**Problem to work on:** A single run of lines is to be printed exactly: starting at the line with "Rebuild this chart" and ending at the line with "plt.rcParams['font.family'] = ['Liberation", both included. Leave the pictures out.
### Raw records ###
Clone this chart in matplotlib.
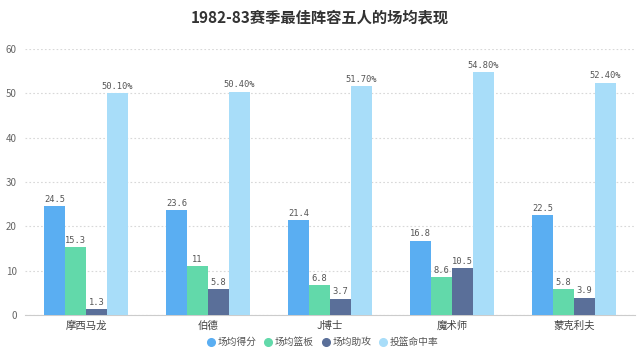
import matplotlib
matplotlib.use("Agg")
import matplotlib.pyplot as plt
from matplotlib.lines import Line2D
import numpy as np

plt.rcParams['font.family'] = ['Noto Sans CJK SC', 'DejaVu Sans']

title = "1982-83赛季最佳阵容五人的场均表现"
players = ["摩西马龙", "伯德", "J博士", "魔术师", "蒙克利夫"]
series_names = ["场均得分", "场均篮板", "场均助攻", "投篮命中率"]
points = [24.5, 23.6, 21.4, 16.8, 22.5]
rebounds = [15.3, 11, 6.8, 8.6, 5.8]
assists = [1.3, 5.8, 3.7, 10.5, 3.9]
fg_pct = [50.10, 50.40, 51.70, 54.80, 52.40]
point_labels = ["24.5", "23.6", "21.4", "16.8", "22.5"]
reb_labels = ["15.3", "11", "6.8", "8.6", "5.8"]
ast_labels = ["1.3", "5.8", "3.7", "10.5", "3.9"]
fg_labels = ["50.10%", "50.40%", "51.70%", "54.80%", "52.40%"]
yticks = [0, 10, 20, 30, 40, 50, 60]

colors = ["#5AAEF2", "#62D9AA", "#5A6F99", "#A8DDF9"]

fig = plt.figure(figsize=(6.4, 3.59), dpi=100)
ax = fig.add_axes([25/640, 1-315/359, 610/640, (315-49)/359])

x = np.arange(len(players))
w = 0.172
all_vals = [points, rebounds, assists, fg_pct]
all_labels = [point_labels, reb_labels, ast_labels, fg_labels]
for i, (vals, labs) in enumerate(zip(all_vals, all_labels)):
    pos = x + (i - 1.5) * w
    ax.bar(pos, vals, width=w, color=colors[i], label=series_names[i], zorder=3)
    for p, v, l in zip(pos, vals, labs):
        ax.text(p, v + 0.5, l, ha="center", va="bottom",
                fontsize=6.3, color="#555555", family=["DejaVu Sans Mono"], zorder=4)

ax.set_xlim(-0.5, len(players) - 0.5)
ax.set_ylim(0, 60)
ax.set_yticks(yticks)
ax.set_xticks(x)
ax.set_xticklabels(players, fontsize=7.5, color="#444444")
ax.tick_params(axis="y", labelsize=7, colors="#666666", length=0, pad=6)
ax.tick_params(axis="x", length=0, pad=4)
ax.grid(axis="y", linestyle=(0, (1.5, 2)), color="#d8d8d8", linewidth=0.8, zorder=0)
for s in ["top", "right", "left"]:
    ax.spines[s].set_visible(False)
ax.spines["bottom"].set_color("#cccccc")
ax.spines["bottom"].set_linewidth(0.8)

fig.text(0.5, 1 - 17/359, title, ha="center", va="center", fontsize=11,
         fontweight="bold", color="#333333")

handles = [Line2D([0], [0], marker="o", linestyle="", markersize=5.5,
                  markerfacecolor=c, markeredgecolor=c) for c in colors]
fig.legend(handles, series_names, loc="center", bbox_to_anchor=(323/640, 1 - 342/359),
           ncol=4, frameon=False, fontsize=7, handlelength=0.7,
           columnspacing=0.9, handletextpad=0.3, labelcolor="#555555")

fig.savefig("out.png", dpi=100)
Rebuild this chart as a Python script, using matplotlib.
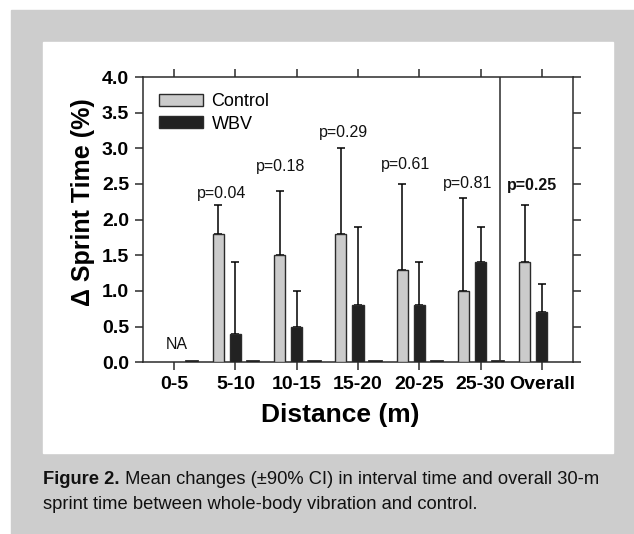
import matplotlib
matplotlib.use('Agg')
import matplotlib.pyplot as plt
import numpy as np
from matplotlib.patches import Patch, Rectangle

plt.rcParams['font.family'] = ['Liberation Sans', 'DejaVu Sans']

# ---- data ----
categories = ['0-5', '5-10', '10-15', '15-20', '20-25', '25-30', 'Overall']
control = [np.nan, 1.8, 1.5, 1.8, 1.3, 1.0, 1.4]
control_ci = [np.nan, 0.4, 0.9, 1.2, 1.2, 1.3, 0.8]
wbv = [np.nan, 0.4, 0.5, 0.8, 0.8, 1.4, 0.7]
wbv_ci = [np.nan, 1.0, 0.5, 1.1, 0.6, 0.5, 0.4]
baseline_marks = [0.03, 0.03, 0.03, 0.03, 0.03, 0.03]
p_labels = ['', 'p=0.04', 'p=0.18', 'p=0.29', 'p=0.61', 'p=0.81', 'p=0.25']

# ---- layout ----
GRAY_BG = '#cdcdcd'
LINE = '#2b2b2b'
OFFSET = 0.278
WIDTH = 0.18
P_DX = [0, -0.225, -0.27, -0.245, -0.225, -0.21, -0.16]
P_DY = [0, 0.17, 0.35, 0.22, 0.28, 0.21, 0.28]

W, H = 634, 534
fig = plt.figure(figsize=(W / 100, H / 100), dpi=100, facecolor='white')
fig.patches.append(Rectangle((11 / W, 0), 1 - 11 / W, 1 - 10 / H,
                             transform=fig.transFigure, color=GRAY_BG,
                             zorder=-2))
fig.patches.append(Rectangle((43 / W, 1 - 453 / H), 570 / W, 411 / H,
                             transform=fig.transFigure, color='white',
                             zorder=-1))

ax = fig.add_axes([143 / W, 1 - 362.3 / H, 430 / W, 285.3 / H])
ax.set_facecolor('none')

x = np.arange(len(categories))
ax.bar(x - OFFSET, control, WIDTH, color='#cbcbcb', edgecolor=LINE,
       linewidth=1.0, zorder=3)
ax.errorbar(x - OFFSET, control, yerr=[np.zeros(len(x)), control_ci],
            fmt='none', ecolor='black', elinewidth=1.1, capsize=2.8,
            capthick=1.1, zorder=2)
ax.bar(x, wbv, WIDTH, color='#222222', edgecolor=LINE, linewidth=1.0,
       zorder=3)
ax.errorbar(x, wbv, yerr=[np.zeros(len(x)), wbv_ci], fmt='none',
            ecolor='black', elinewidth=1.1, capsize=2.8, capthick=1.1,
            zorder=2)
xm = np.arange(len(baseline_marks))
ax.bar(xm + OFFSET, baseline_marks, 0.22, color='#222222',
       edgecolor=LINE, linewidth=0.6, zorder=3)

for i, lab in enumerate(p_labels):
    if not lab:
        continue
    ax.text(i + P_DX[i], control[i] + control_ci[i] + P_DY[i], lab,
            ha='center', va='center', fontsize=11.5,
            fontweight='bold' if i == 6 else 'normal', color='#111111')
ax.text(0.04, 0.25, 'NA', ha='center', va='center', fontsize=11.5,
        color='#111111')

ax.axvline(5.32, color=LINE, linewidth=1.1, zorder=4)

ax.set_xlim(-0.51, 6.51)
ax.set_ylim(0, 4)
ax.set_xticks(x)
ax.set_xticklabels(categories)
ax.set_yticks(np.arange(0, 4.01, 0.5))
ax.set_yticklabels([f'{v:.1f}' for v in np.arange(0, 4.01, 0.5)])
ax.tick_params(axis='both', direction='out', length=6, width=1.1,
               color=LINE, labelsize=14, pad=4, top=True, right=True)
for lab in ax.get_xticklabels() + ax.get_yticklabels():
    lab.set_fontweight('bold')
for s in ax.spines.values():
    s.set_color(LINE)
    s.set_linewidth(1.1)

ax.set_xlabel('Distance (m)', fontsize=19, fontweight='bold', va='center')
ax.set_ylabel('\u0394 Sprint Time (%)', fontsize=18, fontweight='bold',
              va='center')
ax.xaxis.set_label_coords(0.458, -0.185)
ax.yaxis.set_label_coords(-0.14, 0.562)

handles = [Patch(facecolor='#cbcbcb', edgecolor=LINE, label='Control'),
           Patch(facecolor='#222222', edgecolor=LINE, label='WBV')]
ax.legend(handles=handles, loc='upper left', bbox_to_anchor=(0.0, 1.0),
          frameon=False, fontsize=13, handlelength=2.4,
          handleheight=0.62, handletextpad=0.5, labelspacing=0.3,
          borderaxespad=0.5)

# caption with a bold lead-in
CAP_FS = 13.2
cap_y1 = 1 - 480 / H
cap_y2 = 1 - 504.3 / H
cap_x = 43 / W
t1 = fig.text(cap_x, cap_y1, 'Figure 2.', fontsize=CAP_FS,
              fontweight='bold', va='center', color='#111111')
fig.canvas.draw()
bb = t1.get_window_extent(fig.canvas.get_renderer())
fig.text(bb.x1 / W, cap_y1,
         ' Mean changes (\u00b190% CI) in interval time and overall 30-m',
         fontsize=CAP_FS, va='center', color='#111111')
fig.text(cap_x, cap_y2,
         'sprint time between whole-body vibration and control.',
         fontsize=CAP_FS, va='center', color='#111111')

fig.savefig('out.png', dpi=100, facecolor=fig.get_facecolor())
###
**Written solution:**
Rebuild this chart as a Python script, using matplotlib.
import matplotlib
matplotlib.use('Agg')
import matplotlib.pyplot as plt
import numpy as np
from matplotlib.patches import Patch, Rectangle

plt.rcParams['font.family'] = ['Liberation Sans', 'DejaVu Sans']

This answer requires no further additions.